### THE RECORDS

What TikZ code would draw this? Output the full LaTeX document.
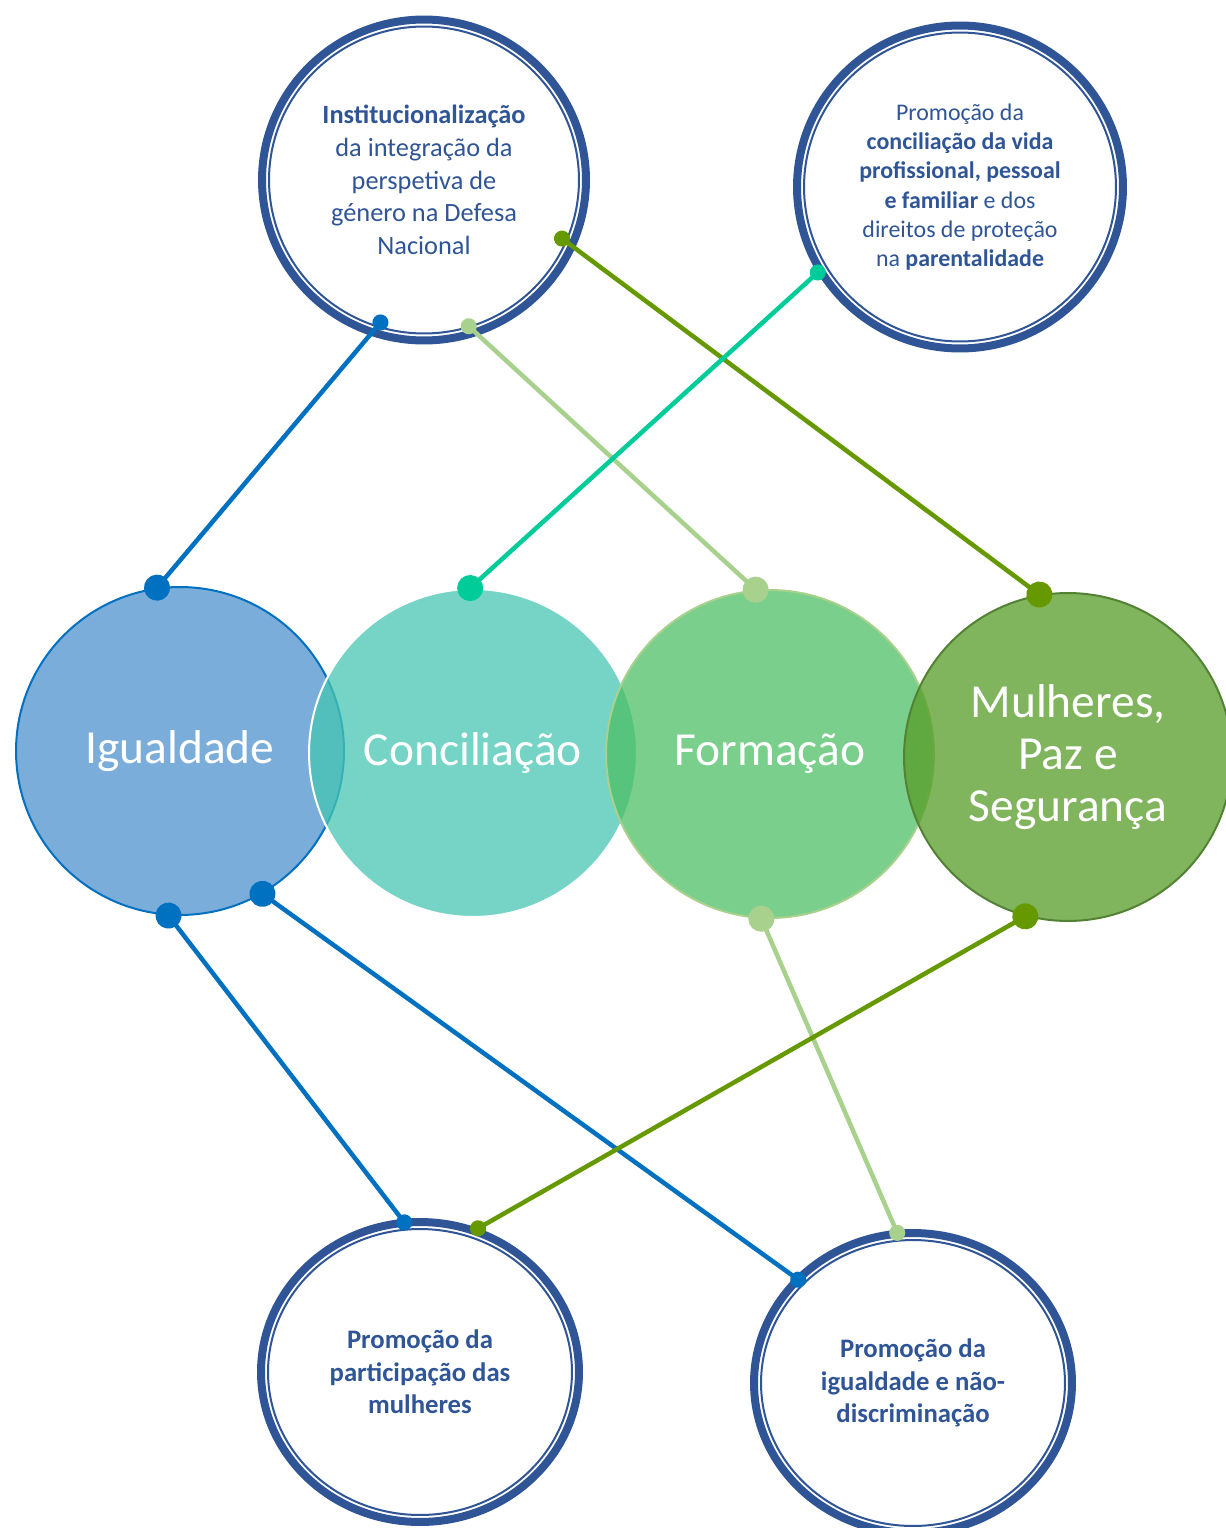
\documentclass[tikz,border=0pt]{standalone}
\usepackage{fontspec}
\setmainfont{Carlito}
\definecolor{ringblue}{RGB}{47,85,151}
\definecolor{linkblue}{RGB}{0,112,192}
\definecolor{linkteal}{RGB}{0,204,153}
\definecolor{linklight}{RGB}{169,209,142}
\definecolor{linkolive}{RGB}{102,153,0}
\definecolor{igblue}{RGB}{79,145,207}
\definecolor{coteal}{RGB}{71,198,178}
\definecolor{fogreen}{RGB}{78,191,101}
\definecolor{mpgreen}{RGB}{86,156,39}
\definecolor{mpedge}{RGB}{84,130,53}
\usetikzlibrary{arrows.meta,shapes.geometric,calc}

\begin{document}
\begin{tikzpicture}[x=0.02cm,y=-0.02cm,
  hub/.style={circle,inner sep=0pt,minimum size=6.56cm,line width=0.4mm,
              fill opacity=0.75,text opacity=1,text=white,align=center,
              font=\fontsize{27}{29.6}\selectfont},
  ring/.style={ellipse,draw=ringblue,line width=1.6mm,inner sep=0pt,
              fill=white,text=ringblue,align=center,
              path picture={\draw[ringblue,line width=0.4mm]
                let \p1=($(path picture bounding box.north east)-(path picture bounding box.center)$)
                in (path picture bounding box.center) ellipse [x radius=\x1-1.4mm,y radius=\y1-1.4mm];}},
  link/.style={line width=0.9mm,{Circle[length=3.2mm]}-{Circle[length=5.2mm]},
              shorten <=-1.6mm,shorten >=-2.6mm}]
  \useasboundingbox (0,0) rectangle (1226,1528);

  % the four areas
  \node[hub,fill=igblue,draw=linkblue] (IG) at (180,751) {Igualdade};
  \node[hub,fill=coteal,draw=white] (CO) at (473,753) {Conciliação};
  \node[hub,fill=fogreen,draw=linklight] (FO) at (770,754) {Formação};
  \node[hub,fill=mpgreen,draw=mpedge] (MPS) at (1068,757) {Mulheres,\\Paz e\\Segurança};

  % the measures
  \node[ring,minimum width=6.48cm,minimum height=6.42cm,
        font=\fontsize{15}{18.6}\selectfont] (INS) at (424,180)
    {\textbf{Institucionalização}\\da integração da\\perspetiva de\\género na Defesa\\Nacional};
  \node[ring,minimum width=6.52cm,minimum height=6.46cm,
        font=\fontsize{13.6}{16.7}\selectfont] (CON) at (960,187)
    {Promoção da\\\textbf{conciliação da vida}\\\textbf{profissional, pessoal}\\\textbf{e familiar} e dos\\direitos de proteção\\na \textbf{parentalidade}};
  \node[ring,minimum width=6.36cm,minimum height=6cm,
        font=\bfseries\fontsize{15.2}{18.5}\selectfont] (PAR) at (420,1372)
    {Promoção da\\participação das\\mulheres};
  \node[ring,minimum width=6.36cm,minimum height=6cm,
        font=\bfseries\fontsize{15.2}{18.5}\selectfont] (NDI) at (913,1383)
    {Promoção da\\igualdade e não-\\discriminação};

  % links
  \draw[link,linkblue]  ([shift={(253:2.98cm)}]INS.center) -- (IG.98);
  \draw[link,linklight] ([shift={(287:3.06cm)}]INS.center) -- (FO.95);
  \draw[link,linkolive] ([shift={(337:3cm)}]INS.center) -- (MPS.100);
  \draw[link,linkteal]  ([shift={(211:3.32cm)}]CON.center) -- (CO.91);
  \draw[link,linkblue]  ([shift={(96:3.01cm)}]PAR.center) -- (IG.266);
  \draw[link,linkblue]  ([shift={(138:3.09cm)}]NDI.center) -- (IG.300);
  \draw[link,linklight] ([shift={(96:3.02cm)}]NDI.center) -- (FO.267);
  \draw[link,linkolive] ([shift={(68:3.1cm)}]PAR.center) -- (MPS.255);
\end{tikzpicture}
\end{document}
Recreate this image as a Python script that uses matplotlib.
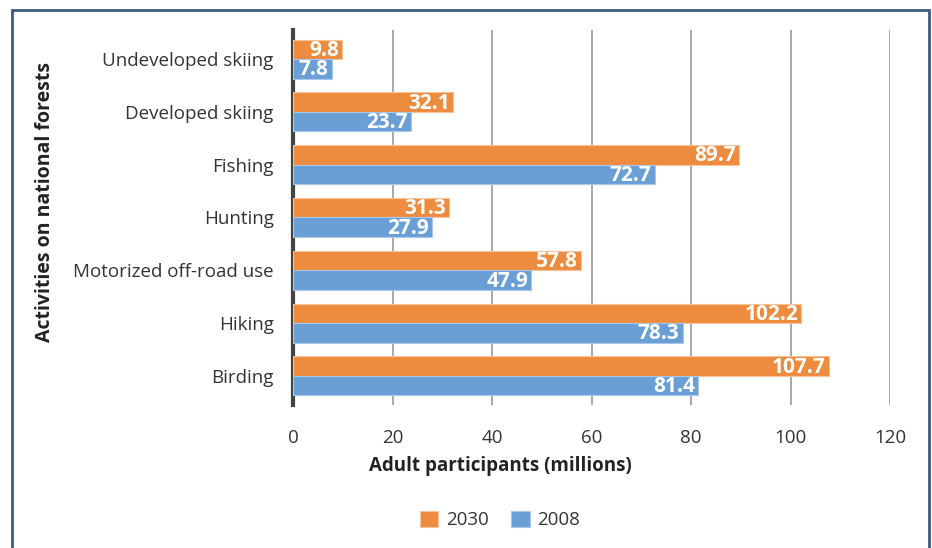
import matplotlib
matplotlib.use("Agg")
import matplotlib.pyplot as plt
import numpy as np
from matplotlib.patches import Rectangle

plt.rcParams['font.family'] = ['Open Sans', 'DejaVu Sans']

categories = ["Undeveloped skiing", "Developed skiing", "Fishing", "Hunting",
              "Motorized off-road use", "Hiking", "Birding"]
v2030 = [9.8, 32.1, 89.7, 31.3, 57.8, 102.2, 107.7]
v2008 = [7.8, 23.7, 72.7, 27.9, 47.9, 78.3, 81.4]
xticks = [0, 20, 40, 60, 80, 100, 120]

c2030 = "#ed8b3f"
c2008 = "#6a9fd6"

W, H = 932, 548
fig = plt.figure(figsize=(W/100, H/100), dpi=100)
ax = fig.add_axes([293/W, 1-405/H, (890-293)/W, (405-30)/H])

n = len(categories)
y = np.arange(n)
h = 0.37
b1 = ax.barh(y - h/2, v2030, height=h, color=c2030, edgecolor="#f6c39a", linewidth=0.8, label="2030", zorder=3)
b2 = ax.barh(y + h/2, v2008, height=h, color=c2008, edgecolor="#a9c8ea", linewidth=0.8, label="2008", zorder=3)

for bars, vals in ((b1, v2030), (b2, v2008)):
    for rect, v in zip(bars, vals):
        ax.text(rect.get_width() - 0.6, rect.get_y() + rect.get_height()/2 + 0.02, f"{v}",
                ha="right", va="center", color="white", fontsize=15, fontweight="bold", zorder=4)

ax.set_ylim(n - 0.5 + 0.05, -0.5 - 0.05)
ax.set_xlim(0, 120)
ax.set_xticks(xticks)
ax.set_xticklabels([str(t) for t in xticks], fontsize=13.5, color="#333333")
ax.set_yticks(y)
ax.set_yticklabels(categories, fontsize=13.5, color="#333333")
ax.tick_params(axis="y", length=0, pad=14)
ax.tick_params(axis="x", length=0, pad=17)
ax.xaxis.grid(True, color="#9a9a9a", linewidth=1.2, zorder=0)
ax.set_axisbelow(True)
for s in ["top", "right", "bottom"]:
    ax.spines[s].set_visible(False)
ax.spines["left"].set_color("#444444")
ax.spines["left"].set_linewidth(3)

fig.text(500/W, 1-466/H, "Adult participants (millions)", ha="center", va="center",
         fontsize=13.5, fontweight="bold", color="#222222")
fig.text(45/W, 1-202/H, "Activities on national forests", ha="center", va="center", rotation=90,
         fontsize=14, fontweight="bold", color="#222222")

leg = fig.legend(handles=[b1, b2], labels=["2030", "2008"], loc="center", bbox_to_anchor=(500/W, 1-520/H),
                 ncol=2, frameon=False, fontsize=13.5, handlelength=1.0, handleheight=1.0,
                 columnspacing=1.2, handletextpad=0.4)
for t in leg.get_texts():
    t.set_color("#333333")

# outer frame
frame = Rectangle((12/W, -0.05), (929-12)/W, (1-10/H) + 0.05, transform=fig.transFigure,
                  fill=False, edgecolor="#3d5a80", linewidth=2, clip_on=False)
fig.patches.append(frame)

fig.savefig("out.png", dpi=100)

######

Transcribe all of the material exactly, leaving out whatever pictures it contains.

What TikZ code would draw this? Output the full LaTeX document.
\documentclass[tikz,border=0pt]{standalone}
\usepackage{fontspec}
\setmainfont{Carlito}
\definecolor{ringblue}{RGB}{47,85,151}
\definecolor{linkblue}{RGB}{0,112,192}
\definecolor{linkteal}{RGB}{0,204,153}
\definecolor{linklight}{RGB}{169,209,142}
\definecolor{linkolive}{RGB}{102,153,0}
\definecolor{igblue}{RGB}{79,145,207}
\definecolor{coteal}{RGB}{71,198,178}
\definecolor{fogreen}{RGB}{78,191,101}
\definecolor{mpgreen}{RGB}{86,156,39}
\definecolor{mpedge}{RGB}{84,130,53}
\usetikzlibrary{arrows.meta,shapes.geometric,calc}

\begin{document}
\begin{tikzpicture}[x=0.02cm,y=-0.02cm,
  hub/.style={circle,inner sep=0pt,minimum size=6.56cm,line width=0.4mm,
              fill opacity=0.75,text opacity=1,text=white,align=center,
              font=\fontsize{27}{29.6}\selectfont},
  ring/.style={ellipse,draw=ringblue,line width=1.6mm,inner sep=0pt,
              fill=white,text=ringblue,align=center,
              path picture={\draw[ringblue,line width=0.4mm]
                let \p1=($(path picture bounding box.north east)-(path picture bounding box.center)$)
                in (path picture bounding box.center) ellipse [x radius=\x1-1.4mm,y radius=\y1-1.4mm];}},
  link/.style={line width=0.9mm,{Circle[length=3.2mm]}-{Circle[length=5.2mm]},
              shorten <=-1.6mm,shorten >=-2.6mm}]
  \useasboundingbox (0,0) rectangle (1226,1528);

  % the four areas
  \node[hub,fill=igblue,draw=linkblue] (IG) at (180,751) {Igualdade};
  \node[hub,fill=coteal,draw=white] (CO) at (473,753) {Conciliação};
  \node[hub,fill=fogreen,draw=linklight] (FO) at (770,754) {Formação};
  \node[hub,fill=mpgreen,draw=mpedge] (MPS) at (1068,757) {Mulheres,\\Paz e\\Segurança};

  % the measures
  \node[ring,minimum width=6.48cm,minimum height=6.42cm,
        font=\fontsize{15}{18.6}\selectfont] (INS) at (424,180)
    {\textbf{Institucionalização}\\da integração da\\perspetiva de\\género na Defesa\\Nacional};
  \node[ring,minimum width=6.52cm,minimum height=6.46cm,
        font=\fontsize{13.6}{16.7}\selectfont] (CON) at (960,187)
    {Promoção da\\\textbf{conciliação da vida}\\\textbf{profissional, pessoal}\\\textbf{e familiar} e dos\\direitos de proteção\\na \textbf{parentalidade}};
  \node[ring,minimum width=6.36cm,minimum height=6cm,
        font=\bfseries\fontsize{15.2}{18.5}\selectfont] (PAR) at (420,1372)
    {Promoção da\\participação das\\mulheres};
  \node[ring,minimum width=6.36cm,minimum height=6cm,
        font=\bfseries\fontsize{15.2}{18.5}\selectfont] (NDI) at (913,1383)
    {Promoção da\\igualdade e não-\\discriminação};

  % links
  \draw[link,linkblue]  ([shift={(253:2.98cm)}]INS.center) -- (IG.98);
  \draw[link,linklight] ([shift={(287:3.06cm)}]INS.center) -- (FO.95);
  \draw[link,linkolive] ([shift={(337:3cm)}]INS.center) -- (MPS.100);
  \draw[link,linkteal]  ([shift={(211:3.32cm)}]CON.center) -- (CO.91);
  \draw[link,linkblue]  ([shift={(96:3.01cm)}]PAR.center) -- (IG.266);
  \draw[link,linkblue]  ([shift={(138:3.09cm)}]NDI.center) -- (IG.300);
  \draw[link,linklight] ([shift={(96:3.02cm)}]NDI.center) -- (FO.267);
  \draw[link,linkolive] ([shift={(68:3.1cm)}]PAR.center) -- (MPS.255);
\end{tikzpicture}
\end{document}
Recreate this image as a Python script that uses matplotlib.
import matplotlib
matplotlib.use("Agg")
import matplotlib.pyplot as plt
import numpy as np
from matplotlib.patches import Rectangle

plt.rcParams['font.family'] = ['Open Sans', 'DejaVu Sans']

categories = ["Undeveloped skiing", "Developed skiing", "Fishing", "Hunting",
              "Motorized off-road use", "Hiking", "Birding"]
v2030 = [9.8, 32.1, 89.7, 31.3, 57.8, 102.2, 107.7]
v2008 = [7.8, 23.7, 72.7, 27.9, 47.9, 78.3, 81.4]
xticks = [0, 20, 40, 60, 80, 100, 120]

c2030 = "#ed8b3f"
c2008 = "#6a9fd6"

W, H = 932, 548
fig = plt.figure(figsize=(W/100, H/100), dpi=100)
ax = fig.add_axes([293/W, 1-405/H, (890-293)/W, (405-30)/H])

n = len(categories)
y = np.arange(n)
h = 0.37
b1 = ax.barh(y - h/2, v2030, height=h, color=c2030, edgecolor="#f6c39a", linewidth=0.8, label="2030", zorder=3)
b2 = ax.barh(y + h/2, v2008, height=h, color=c2008, edgecolor="#a9c8ea", linewidth=0.8, label="2008", zorder=3)

for bars, vals in ((b1, v2030), (b2, v2008)):
    for rect, v in zip(bars, vals):
        ax.text(rect.get_width() - 0.6, rect.get_y() + rect.get_height()/2 + 0.02, f"{v}",
                ha="right", va="center", color="white", fontsize=15, fontweight="bold", zorder=4)

ax.set_ylim(n - 0.5 + 0.05, -0.5 - 0.05)
ax.set_xlim(0, 120)
ax.set_xticks(xticks)
ax.set_xticklabels([str(t) for t in xticks], fontsize=13.5, color="#333333")
ax.set_yticks(y)
ax.set_yticklabels(categories, fontsize=13.5, color="#333333")
ax.tick_params(axis="y", length=0, pad=14)
ax.tick_params(axis="x", length=0, pad=17)
ax.xaxis.grid(True, color="#9a9a9a", linewidth=1.2, zorder=0)
ax.set_axisbelow(True)
for s in ["top", "right", "bottom"]:
    ax.spines[s].set_visible(False)
ax.spines["left"].set_color("#444444")
ax.spines["left"].set_linewidth(3)

fig.text(500/W, 1-466/H, "Adult participants (millions)", ha="center", va="center",
         fontsize=13.5, fontweight="bold", color="#222222")
fig.text(45/W, 1-202/H, "Activities on national forests", ha="center", va="center", rotation=90,
         fontsize=14, fontweight="bold", color="#222222")

leg = fig.legend(handles=[b1, b2], labels=["2030", "2008"], loc="center", bbox_to_anchor=(500/W, 1-520/H),
                 ncol=2, frameon=False, fontsize=13.5, handlelength=1.0, handleheight=1.0,
                 columnspacing=1.2, handletextpad=0.4)
for t in leg.get_texts():
    t.set_color("#333333")

# outer frame
frame = Rectangle((12/W, -0.05), (929-12)/W, (1-10/H) + 0.05, transform=fig.transFigure,
                  fill=False, edgecolor="#3d5a80", linewidth=2, clip_on=False)
fig.patches.append(frame)

fig.savefig("out.png", dpi=100)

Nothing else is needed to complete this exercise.